Three weeks later John Wayne died. He didn’t need an answer . . . He needed the answerer. And that’s exactly who he got.

In the end, sometimes God seems silent because God has something better in mind.

I trust that is why God said, “Sorry” to all of us who were so desperately praying for Marie Kehoe. He was saying in effect, “I had something better in mind for Marie Kehoe. I understand why you folks wanted to keep her with you. She was so dear and wonderful and loved. But please be assured that I love her too. And it was my great pleasure to bring Marie into the fullness of My Kingdom where you cannot even begin to imagine her joy!

This is what it’s all about, this is why I sent My Son to die, so people can experience what it is to really live. This is when I do my best work when I rescue a soul from death for all eternity. This is healing grace par excellent.”
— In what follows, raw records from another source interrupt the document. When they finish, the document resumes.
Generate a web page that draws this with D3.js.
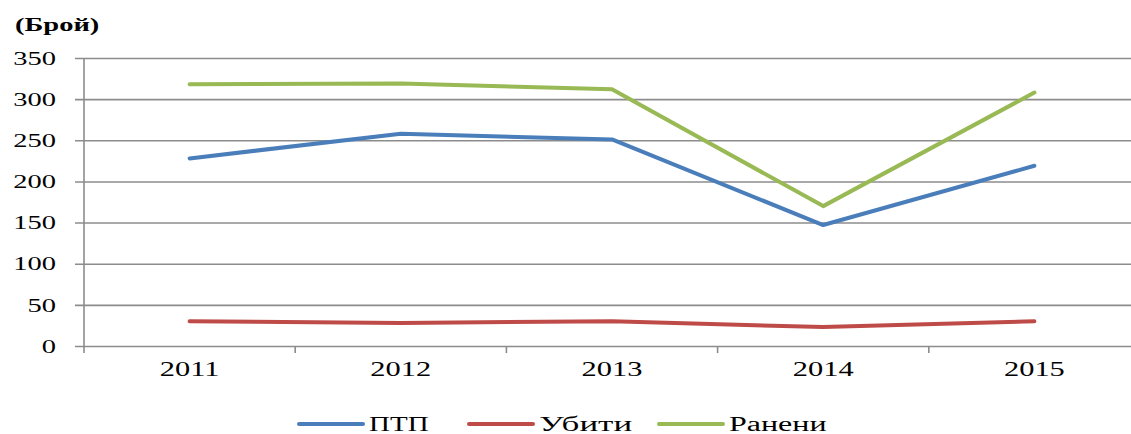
<!DOCTYPE html>
<html>
<head>
<meta charset="utf-8">
<script src="https://cdn.jsdelivr.net/npm/d3@7"></script>
<style>
  body { margin: 0; background: #fff; }
  text { font-family: "Liberation Serif", "Times New Roman", serif; fill: #000; }
</style>
</head>
<body>
<script>
var w = 1131; // Width of the picture
var h = 434;  // Height of the picture
var sx = 1.5; // Horizontal stretch of the text, as in the original

// Data
var years = ["2011", "2012", "2013", "2014", "2015"];
var seriesNames = ["ПТП", "Убити", "Ранени"];
var ptp = [228, 258, 251, 147, 219];
var killed = [30, 28, 30, 23, 30];
var injured = [318, 319, 312, 170, 308];
var yTicks = [0, 50, 100, 150, 200, 250, 300, 350];
var colors = ["#4a7ebb", "#be4b48", "#98b954"];

var series = [ptp, killed, injured];

var plotLeft = 84, plotTop = 58, plotBottom = 346;
var band = 211.2;

// Scales
var xScale = d3.scaleBand()
    .domain(years)
    .range([plotLeft, plotLeft + band * years.length]);

var yScale = d3.scaleLinear()
    .domain([0, 350])
    .range([plotBottom, plotTop]);

var svg = d3.select("body")
    .append("svg")
    .attr("width", w)
    .attr("height", h);

// Horizontal grid lines (with the small tick outside the axis)
svg.append("g")
    .attr("class", "grid")
    .attr("transform", "translate(" + plotLeft + ",0)")
    .call(d3.axisLeft(yScale).tickValues(yTicks).tickSize(-(w - plotLeft)).tickFormat(""))
    .call(function(g) {
        g.select(".domain").remove();
        g.selectAll("line")
            .attr("x1", -9)
            .attr("stroke", "#8c8c8c")
            .attr("stroke-width", 1.6);
    });

// Y axis labels
svg.append("g")
    .attr("class", "y-axis")
    .attr("transform", "translate(" + plotLeft + ",0)")
    .call(d3.axisLeft(yScale).tickValues(yTicks).tickSize(0))
    .call(function(g) {
        g.select(".domain").remove();
        g.selectAll("text")
            .attr("x", -28 / sx)
            .attr("dy", "0.33em")
            .attr("transform", "scale(" + sx + ",1)")
            .style("font-size", "19px");
    });

// Y axis line
svg.append("line")
    .attr("x1", plotLeft).attr("x2", plotLeft)
    .attr("y1", plotTop).attr("y2", plotBottom + 7)
    .attr("stroke", "#8c8c8c")
    .attr("stroke-width", 1.6);

// X axis tick marks at band edges
svg.append("g")
    .selectAll("line")
    .data(years.slice(1))
    .join("line")
    .attr("x1", function(d) { return xScale(d); })
    .attr("x2", function(d) { return xScale(d); })
    .attr("y1", plotBottom)
    .attr("y2", plotBottom + 7)
    .attr("stroke", "#8c8c8c")
    .attr("stroke-width", 1.6);

// X axis labels
svg.append("g")
    .attr("class", "x-axis")
    .attr("transform", "translate(0," + plotBottom + ")")
    .call(d3.axisBottom(xScale).tickSize(0))
    .call(function(g) {
        g.select(".domain").remove();
        g.selectAll("text")
            .attr("y", 30)
            .attr("dy", 0)
            .attr("transform", "scale(1.45,1)")
            .style("font-size", "21px");
    });

// Unit label
svg.append("text")
    .attr("transform", "translate(15,31) scale(" + sx + ",1)")
    .style("font-size", "19px")
    .style("font-weight", "bold")
    .text("(Брой)");

// Lines
var line = d3.line()
    .x(function(d, i) { return xScale(years[i]) + xScale.bandwidth() / 2; })
    .y(function(d) { return yScale(d); });

svg.append("g")
    .selectAll("path")
    .data(series)
    .join("path")
    .attr("d", line)
    .attr("fill", "none")
    .attr("stroke", function(d, i) { return colors[i]; })
    .attr("stroke-width", 4)
    .attr("stroke-linecap", "round")
    .attr("stroke-linejoin", "round");

// Legend
var legendX = [299, 469, 659];
var legendScale = [1.45, 1.75, 1.6];
var legend = svg.append("g")
    .selectAll("g")
    .data(seriesNames)
    .join("g")
    .attr("transform", function(d, i) { return "translate(" + legendX[i] + ",424)"; });

legend.append("line")
    .attr("x1", 0).attr("x2", 64)
    .attr("stroke", function(d, i) { return colors[i]; })
    .attr("stroke-width", 4)
    .attr("stroke-linecap", "round");

legend.append("text")
    .attr("transform", function(d, i) { return "translate(70,7) scale(" + legendScale[i] + ",1)"; })
    .style("font-size", "20px")
    .text(function(d) { return d; });
</script>
</body>
</html>
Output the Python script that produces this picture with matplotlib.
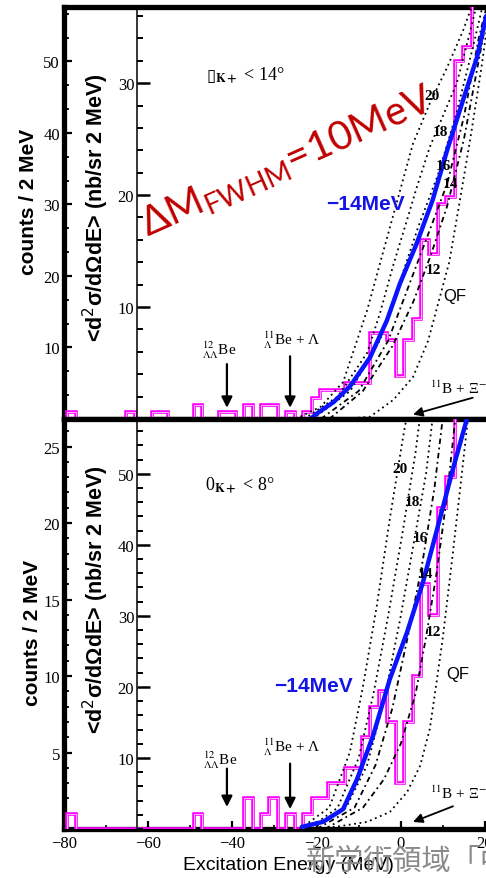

Thursday night at Disciple class we shared some of our precious memories about Marie and closed class by reading from Romans 8:

What shall we say about such wonderful things as these? If God is for us, who can ever be against us? Since he did not spare even his own Son but gave him up for us all, won’t he also give us everything else? Who dares accuse us whom God has chosen for his own? No one—for God himself has given us right standing with himself.  Who then will condemn us? No one—for Christ Jesus died for us and was raised to life for us, and he is sitting in the place of honor at God’s right hand, pleading for us. Can anything ever separate us from Christ’s love? Does it mean he no longer loves us if we have trouble or calamity, or are persecuted, or hungry, or destitute, or in danger, or threatened with death? No, despite all these things, overwhelming victory is ours through Christ, who loved us. And I am convinced that nothing can ever separate us from God’s love. Neither death nor life, neither angels nor demons, neither our fears for today nor our worries about tomorrow—not even the powers of hell can separate us from God’s love. No power in the sky above or in the earth below—indeed, nothing in all creation will ever be able to separate us from the love of God that is revealed in Christ Jesus our Lord.